Working with the same goal set by the Paris Climate Agreement, which seeks to keep global warming under 1.5 degrees Celsius above pre-industrial levels and achieve net-zero carbon emissions by 2050, the IEA created a roadmap on how to transition to a carbon-free energy system while "ensuring stable and affordable energy supplies, providing universal energy access, and enabling robust economic growth." While that's somewhat code for "a pathway to profitability for Big Oil" — seeing as that is in large part who the IEA serves — it also appears to be pretty damn serious.

Heeding the IEA's call for an almost immediate halt to new coal and oil plants would significantly impact the short-term plans of companies like ExxonMobil, which was reportedly planning to increase its drilling and extraction operations despite the obvious need for a draw down. Shell, on the other hand, has pledged to achieve net-zero carbon emissions by 2050 with plans to decrease production from here on out — but that doesn't entirely preclude new investments, just a slow decline in them.

And the IEA report says these slow-rolling tactics will not suffice. Instead, Big Oil has to stop planning new fossil fuel extraction projects, and banks have to stop funding them. Financial institutions have poured more than $3.8 trillion into fossil fuel projects since the Paris Climate Agreement went into effect, according to The Guardian. That's going to have come to an end — and fast.

The IEA has some ideas on where the cash can go instead. The organization's roadmap calls for massive investments in both solar and wind power, indicating that we need to quadruple our current level of energy production from these renewable sources by 2030 in order to reach net-zero emissions. Doing so, the report notes, will require the equivalent of "installing the world’s current largest solar park roughly every day" in order to meet this goal. That, in turn, will help hit another checkpoint: getting the global electricity sector to net-zero emissions by 2040.

The report also sets a hard deadline for ending the sales of new combustion engine vehicles: By 2035, the IEA says, all new cars sold should be electric. That's on track with some existing goals, including one set by California last year that will ban gas-powered vehicle sales starting in 2035. Several countries, including Japan and the United Kingdom, have similarly planned to phase out combustion cars by that year.

The IEA's ideas aren't groundbreaking — but the fact that they're basically in line with what many scientists and environmental advocates are also calling for is a big deal. The IEA was formed in the 1970s following the global oil crisis and was tasked by industrial countries with addressing oil production shortages and disruptions. Historically, the organization has been much more invested in protecting the interests of the fossil fuel industry than the health of the planet. Over the years, they've been accused of downplaying the climate crisis, intentionally underestimating renewable energy sources, and distorting data to serve the interests of oil-rich countries.

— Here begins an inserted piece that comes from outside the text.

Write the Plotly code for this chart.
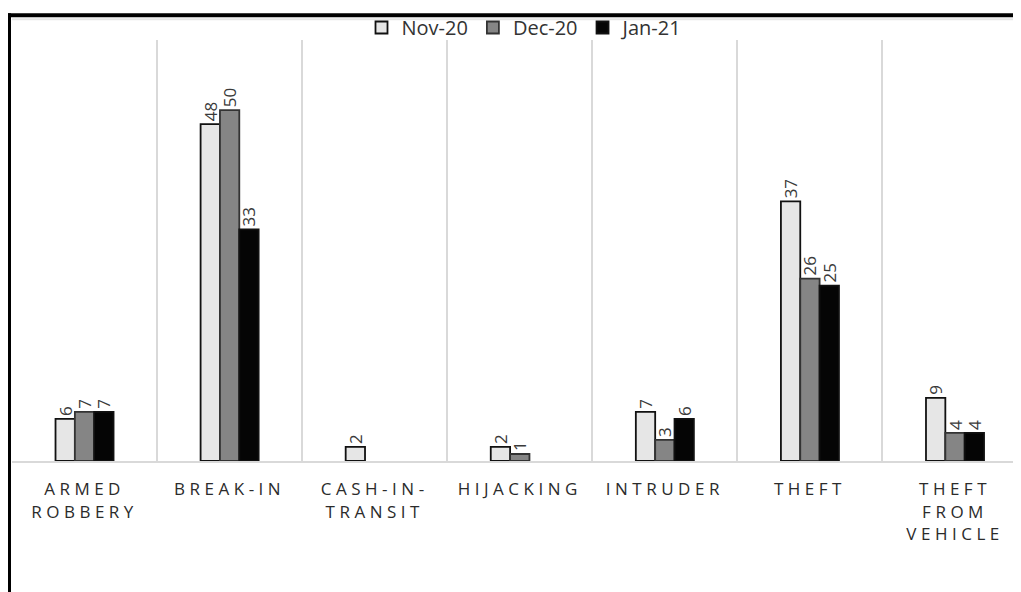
import plotly.graph_objects as go

categories = ["ARMED<br>ROBBERY", "BREAK-IN", "CASH-IN-<br>TRANSIT", "HIJACKING",
              "INTRUDER", "THEFT", "THEFT<br>FROM<br>VEHICLE"]
series_names = ["Nov-20", "Dec-20", "Jan-21"]
nov20 = [6, 48, 2, 2, 7, 37, 9]
dec20 = [7, 50, None, 1, 3, 26, 4]
jan21 = [7, 33, None, None, 6, 25, 4]

fills = ["#e6e6e6", "#858585", "#050505"]
outlines = ["#111111", "#333333", "#111111"]

# tick labels with wide letter spacing, as in the reference
SP = '<span style="letter-spacing:4.5px">'
tick_text = [SP + c.replace("<br>", "</span><br>" + SP) + "</span>" for c in categories]

fig = go.Figure()
for name, vals, fc, lc in zip(series_names, [nov20, dec20, jan21], fills, outlines):
    fig.add_trace(go.Bar(
        name=name, x=categories, y=vals,
        marker=dict(color=fc, line=dict(color=lc, width=1.8)),
        text=[("" if v is None else str(v)) for v in vals],
        textposition="outside", textangle=-90, constraintext="none",
        textfont=dict(family="Open Sans", size=17, color="#3a3a3a"),
        cliponaxis=False,
    ))

# layout geometry (figure pixels; page body adds an 8px offset)
W, H = 1021, 592
OFF = 8
L, T = 12 - OFF, 35 - OFF
BOT = 461 - OFF
B = H - BOT
plot_h = H - T - B
plot_w = W - L

def px_x(x):
    return (x - OFF - L) / plot_w

def px_y(y):
    return (BOT - (y - OFF)) / plot_h

fig.update_layout(
    width=W, height=H,
    margin=dict(l=L, r=0, t=T, b=B, pad=0),
    paper_bgcolor="white", plot_bgcolor="white",
    barmode="group", bargap=0.6, bargroupgap=0.0,
    font=dict(family="Open Sans", color="#404040"),
    legend=dict(orientation="h", x=px_x(525), xanchor="center", y=px_y(22), yanchor="middle",
                font=dict(size=20, color="#333333"), traceorder="normal",
                itemwidth=30, bgcolor="rgba(0,0,0,0)"),
    xaxis=dict(type="category", range=[-0.5, 6.51], tickson="boundaries",
               tickmode="array", tickvals=categories, ticktext=tick_text,
               showgrid=True, gridcolor="#d9d9d9", gridwidth=1.5,
               showline=True, linecolor="#d9d9d9", linewidth=2,
               ticks="", ticklen=0, ticklabelstandoff=12,
               tickfont=dict(size=17, color="#2b2b2b"), tickangle=0,
               fixedrange=True),
    yaxis=dict(range=[0, 60], showgrid=False, showticklabels=False, zeroline=False,
               showline=False, ticks="", fixedrange=True),
    showlegend=True,
    shapes=[
        dict(type="line", xref="paper", yref="paper", x0=px_x(8), x1=px_x(1040),
             y0=px_y(10), y1=px_y(10), line=dict(color="black", width=4)),
        dict(type="line", xref="paper", yref="paper", x0=px_x(9), x1=px_x(9),
             y0=px_y(8), y1=px_y(620), line=dict(color="black", width=4)),
        dict(type="line", xref="paper", yref="paper", x0=px_x(12), x1=px_x(1040),
             y0=px_y(14), y1=px_y(14), line=dict(color="#e6e6e6", width=2)),
    ],
)

fig.write_html("out.html")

The new net-zero roadmap from the IEA represents a major change in its approach — which just might also represent a larger turning of the tide. Thirty countries, including major carbon emitters like the U.S., are members of the organization and rely on the IEA as an energy policy advisor. Of course, the existence of the IEA's new report doesn't mean every country will adopt its roadmap — in fact, Asian energy officials have already rejected it, according to Reuters. But the IEA has the ear of the fossil fuel sector and of policymakers around the world, including in the U.S., India, and China. The organization's recommendations have been used in the past to justify everything from oil drilling in Alaska to expanding oil pipelines. Now that the IEA is calling for a draw down in these types of projects, it will be interesting to see if the same companies that happily cite the organization for expanding fossil fuel reliance will continue to follow its recommendations or will suddenly shun them.